Ukraine’s President Volodymyr Zelenskyy said Putin’s conditions amounted to a rejection of Trump’s offer without saying as much.
“Of course, Putin is afraid to tell President Trump directly that he wants to continue this war and keep killing Ukrainians,” Zelenskyy said. “Putin does this often — he doesn’t say ‘no’ outright, but he drags things out and makes reasonable solutions impossible.”
Putin’s intransigence will test Washington’s willingness to pressure Russia even as it seeks to achieve a historic rapprochement with the Kremlin.

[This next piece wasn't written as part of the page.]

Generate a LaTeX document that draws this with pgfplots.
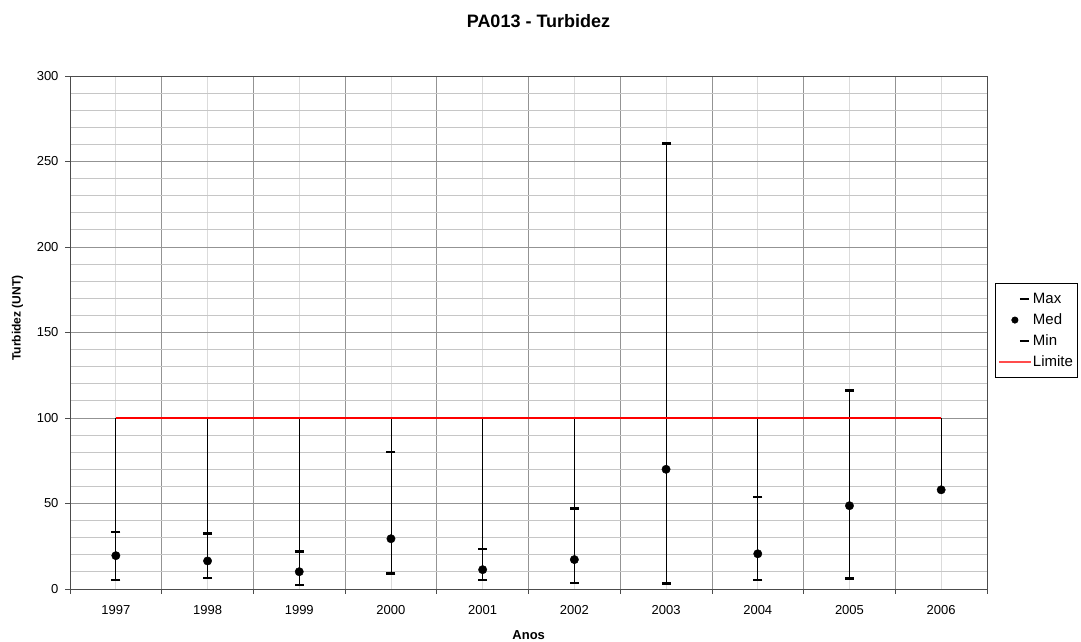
\documentclass[border=0pt]{standalone}
\usepackage{fontspec}
\setmainfont{Liberation Sans}
\usepackage{pgfplots}
\pgfplotsset{compat=1.18}
\begin{document}
\begin{tikzpicture}[font=\fontsize{13}{15}\selectfont]
\useasboundingbox (0,0) rectangle (1081pt,642pt);
\begin{axis}[
  at={(70pt,53pt)}, anchor=south west,
  width=917pt, height=513pt, scale only axis,
  xmin=-0.5, xmax=9.5, ymin=0, ymax=300,
  xtick={0,...,9},
  xticklabels={1997,1998,1999,2000,2001,2002,2003,2004,2005,2006},
  minor xtick={-0.5,0.5,...,9.5},
  ytick={0,50,...,300},
  minor ytick={0,10,...,300},
  tick pos=left,
  grid=both,
  major x grid style={gray!28, line width=0.8pt},
  minor x grid style={gray!85, line width=0.8pt},
  major y grid style={gray!85, line width=0.8pt},
  minor y grid style={gray!45, line width=0.8pt},
  tick align=outside,
  major tick length=5pt, minor tick length=5pt,
  major x tick style={draw=none},
  minor y tick style={draw=none},
  every tick/.style={gray!60!black, line width=0.8pt},
  axis line style={gray!60!black, line width=0.8pt},
  xticklabel shift=8pt,
  yticklabel shift=3pt,
  /pgf/number format/assume math mode=true,
  legend style={at={(1.0087,0.596)}, anchor=north west, draw=black, line width=0.6pt,
    font=\fontsize{15}{17}\selectfont, row sep=4pt, inner xsep=3pt, inner ysep=7pt,
    nodes={text height=11pt, text depth=3pt, inner sep=1.5pt}},
  legend cell align=left,
]
\addplot[black, line width=0.9pt, forget plot, unbounded coords=jump] coordinates {
  (0,5.3) (0,100) (0,nan)
  (1,6.4) (1,100) (1,nan)
  (2,2.3) (2,100) (2,nan)
  (3,9.2) (3,100) (3,nan)
  (4,5.3) (4,100) (4,nan)
  (5,3.5) (5,100) (5,nan)
  (6,3.1) (6,260.6) (6,nan)
  (7,5.3) (7,100) (7,nan)
  (8,6.2) (8,116) (8,nan)
  (9,58) (9,100)
};
\addplot[only marks, mark=-, mark size=4.5pt, mark options={line width=2.6pt, black},
  legend image code/.code={\draw[line width=2.4pt, black] (21pt,0pt) -- (30pt,0pt);}] coordinates {
  (0,33.3) (1,32.5) (2,21.8) (3,80) (4,23.4) (5,47.2) (6,260.6) (7,53.8) (8,116)
};
\addlegendentry{Max}
\addplot[only marks, mark=*, mark size=4.2pt, mark options={black, fill=black},
  legend image code/.code={\fill[black] (16pt,0pt) circle (3.2pt);}] coordinates {
  (0,19.5) (1,16.4) (2,10.1) (3,29.4) (4,11.3) (5,17.2) (6,70) (7,20.6) (8,48.7) (9,58)
};
\addlegendentry{Med}
\addplot[only marks, mark=-, mark size=4.5pt, mark options={line width=2.6pt, black},
  legend image code/.code={\draw[line width=2.4pt, black] (21pt,0pt) -- (30pt,0pt);}] coordinates {
  (0,5.3) (1,6.4) (2,2.3) (3,9.2) (4,5.3) (5,3.5) (6,3.1) (7,5.3) (8,6.2)
};
\addlegendentry{Min}
\addplot[draw=red, line width=1.3pt, mark=none,
  legend image code/.code={\draw[red!70, line width=1.2pt] (0pt,0pt) -- (32pt,0pt);}] coordinates {(0,100) (9,100)};
\addlegendentry{Limite}
\end{axis}
\node[font=\bfseries\fontsize{18}{20}\selectfont, anchor=base] at (538.5pt,614pt) {PA013 - Turbidez};
\node[font=\bfseries\fontsize{13}{15}\selectfont, anchor=base] at (528.7pt,2pt) {Anos};
\node[font=\bfseries\fontsize{12}{14}\selectfont, rotate=90] at (17.5pt,324pt) {Turbidez (UNT)};
\end{tikzpicture}
\end{document}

Trump has threatened tougher sanctions if Russia rejects his offer, but the US has also already indicated it would not accept Ukraine into Nato and would require Kyiv to make territorial concessions — two of Putin’s core demands for a broader settlement.

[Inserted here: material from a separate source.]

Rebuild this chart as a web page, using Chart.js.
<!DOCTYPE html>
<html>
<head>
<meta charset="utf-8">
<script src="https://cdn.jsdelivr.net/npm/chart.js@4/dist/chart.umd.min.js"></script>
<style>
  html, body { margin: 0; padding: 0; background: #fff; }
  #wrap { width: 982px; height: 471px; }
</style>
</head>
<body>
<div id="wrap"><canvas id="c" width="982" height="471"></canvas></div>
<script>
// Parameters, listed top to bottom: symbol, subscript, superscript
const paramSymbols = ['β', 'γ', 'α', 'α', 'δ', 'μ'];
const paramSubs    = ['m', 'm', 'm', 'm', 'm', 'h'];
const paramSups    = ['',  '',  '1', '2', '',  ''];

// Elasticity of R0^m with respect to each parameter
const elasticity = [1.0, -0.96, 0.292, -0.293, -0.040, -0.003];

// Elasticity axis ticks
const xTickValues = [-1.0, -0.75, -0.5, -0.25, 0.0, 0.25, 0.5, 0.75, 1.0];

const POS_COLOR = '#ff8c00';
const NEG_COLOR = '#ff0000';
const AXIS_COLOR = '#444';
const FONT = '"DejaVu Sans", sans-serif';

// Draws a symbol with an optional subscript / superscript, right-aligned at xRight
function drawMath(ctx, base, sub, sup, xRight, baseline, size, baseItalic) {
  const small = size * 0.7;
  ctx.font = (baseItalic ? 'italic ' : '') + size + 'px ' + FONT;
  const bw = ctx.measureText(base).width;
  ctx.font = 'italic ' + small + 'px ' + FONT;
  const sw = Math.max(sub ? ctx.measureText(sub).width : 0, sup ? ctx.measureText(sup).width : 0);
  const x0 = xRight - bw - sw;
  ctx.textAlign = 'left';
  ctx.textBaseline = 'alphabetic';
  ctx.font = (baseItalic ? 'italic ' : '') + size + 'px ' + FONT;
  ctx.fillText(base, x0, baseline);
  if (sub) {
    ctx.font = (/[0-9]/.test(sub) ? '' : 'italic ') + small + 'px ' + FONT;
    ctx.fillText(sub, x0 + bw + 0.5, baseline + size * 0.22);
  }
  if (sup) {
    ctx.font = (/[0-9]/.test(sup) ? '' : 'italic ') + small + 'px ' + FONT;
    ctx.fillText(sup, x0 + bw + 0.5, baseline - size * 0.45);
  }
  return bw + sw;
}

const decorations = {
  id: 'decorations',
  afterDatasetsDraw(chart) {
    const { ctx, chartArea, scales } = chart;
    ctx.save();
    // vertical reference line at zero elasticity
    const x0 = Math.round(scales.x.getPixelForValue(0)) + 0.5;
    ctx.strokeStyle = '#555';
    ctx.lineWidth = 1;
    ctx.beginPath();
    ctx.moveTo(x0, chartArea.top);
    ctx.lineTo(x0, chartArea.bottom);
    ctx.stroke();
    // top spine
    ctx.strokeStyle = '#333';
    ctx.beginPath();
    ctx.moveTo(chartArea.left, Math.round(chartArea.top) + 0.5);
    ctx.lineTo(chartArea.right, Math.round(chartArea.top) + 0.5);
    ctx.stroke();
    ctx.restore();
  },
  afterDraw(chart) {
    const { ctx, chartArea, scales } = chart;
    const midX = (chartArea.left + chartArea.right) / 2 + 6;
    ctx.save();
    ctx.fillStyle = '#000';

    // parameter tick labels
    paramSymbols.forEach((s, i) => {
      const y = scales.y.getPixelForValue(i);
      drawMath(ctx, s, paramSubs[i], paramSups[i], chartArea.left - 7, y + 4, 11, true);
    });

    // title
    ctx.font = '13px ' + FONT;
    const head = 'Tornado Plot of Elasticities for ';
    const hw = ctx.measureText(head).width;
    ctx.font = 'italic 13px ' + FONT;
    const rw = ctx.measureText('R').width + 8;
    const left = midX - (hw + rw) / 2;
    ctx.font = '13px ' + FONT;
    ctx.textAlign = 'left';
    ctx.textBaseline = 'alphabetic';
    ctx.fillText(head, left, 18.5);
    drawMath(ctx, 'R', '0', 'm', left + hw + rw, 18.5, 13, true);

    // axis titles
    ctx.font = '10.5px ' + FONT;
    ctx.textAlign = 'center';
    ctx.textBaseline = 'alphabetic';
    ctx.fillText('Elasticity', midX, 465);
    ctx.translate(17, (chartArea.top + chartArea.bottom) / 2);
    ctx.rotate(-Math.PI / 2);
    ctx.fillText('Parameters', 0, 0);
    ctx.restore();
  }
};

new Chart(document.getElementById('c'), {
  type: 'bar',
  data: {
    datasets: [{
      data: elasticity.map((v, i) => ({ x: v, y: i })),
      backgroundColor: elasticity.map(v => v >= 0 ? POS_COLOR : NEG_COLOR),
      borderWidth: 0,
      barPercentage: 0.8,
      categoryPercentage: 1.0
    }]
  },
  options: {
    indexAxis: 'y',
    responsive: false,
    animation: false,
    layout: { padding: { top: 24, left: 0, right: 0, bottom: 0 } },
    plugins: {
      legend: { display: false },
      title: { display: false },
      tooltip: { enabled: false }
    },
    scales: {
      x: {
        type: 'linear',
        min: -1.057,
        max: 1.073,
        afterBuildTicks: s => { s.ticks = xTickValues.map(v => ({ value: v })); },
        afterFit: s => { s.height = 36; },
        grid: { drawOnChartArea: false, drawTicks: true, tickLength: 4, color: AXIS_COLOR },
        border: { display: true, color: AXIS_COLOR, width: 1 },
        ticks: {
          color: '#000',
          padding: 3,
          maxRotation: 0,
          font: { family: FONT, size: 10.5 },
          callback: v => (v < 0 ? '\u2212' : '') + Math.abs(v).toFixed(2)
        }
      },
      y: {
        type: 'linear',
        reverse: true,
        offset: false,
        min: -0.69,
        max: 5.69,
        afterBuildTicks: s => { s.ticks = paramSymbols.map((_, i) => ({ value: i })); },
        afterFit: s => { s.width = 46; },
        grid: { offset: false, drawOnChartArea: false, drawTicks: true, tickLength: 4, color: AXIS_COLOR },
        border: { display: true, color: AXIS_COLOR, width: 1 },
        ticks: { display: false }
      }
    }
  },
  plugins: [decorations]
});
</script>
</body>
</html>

The prospect of reconciliation with the US, however, may give Putin additional incentive to strike a deal. “Russia clearly doesn’t want to return to being seen as the primary obstacle,” Charap said.
The US and Russia have attempted to stay on message even after Putin expressed his clear objections to Trump’s proposal.
Mike Waltz, Trump’s national security adviser, indicated on Thursday that, at a minimum, Ukraine would have to surrender the partly occupied Donbas region.
Dmitry Peskov, Putin’s spokesperson, echoed Waltz in saying there were “grounds for cautious optimism”, adding that Putin gave Trump’s envoy Steve Witkoff “information and additional signals”.
Though previous US sanctions have so far failed to shift Putin’s stance on the conflict, the White House could still make waging war more painful for Russia, according to Andrei Kolesnikov, a Moscow-based political scientist.
US pressure on Russia’s oil exports or global oil prices could reduce Moscow’s budget revenue, forcing the Kremlin to look for alternative funding, he said.

But Trump’s apparent eagerness to make concessions to Russia, in the hope of securing a quick deal, had heightened domestic expectations of victory, even amid widespread war fatigue, analysts at the New Eurasian Strategies Centre wrote in a briefing paper.
Footage of battlefield successes had emboldened pro-war sentiment, while Russia’s splurge on its war economy had created constituencies of industrialists and soldiers with a vested interest in keeping the fighting going, they wrote.
Putin appeared to play to that feeling last week, when the mother of a Russian soldier who died in combat told him Russia “should go to the end [and] not make any concessions”. Putin replied: “We aren’t planning to do that.”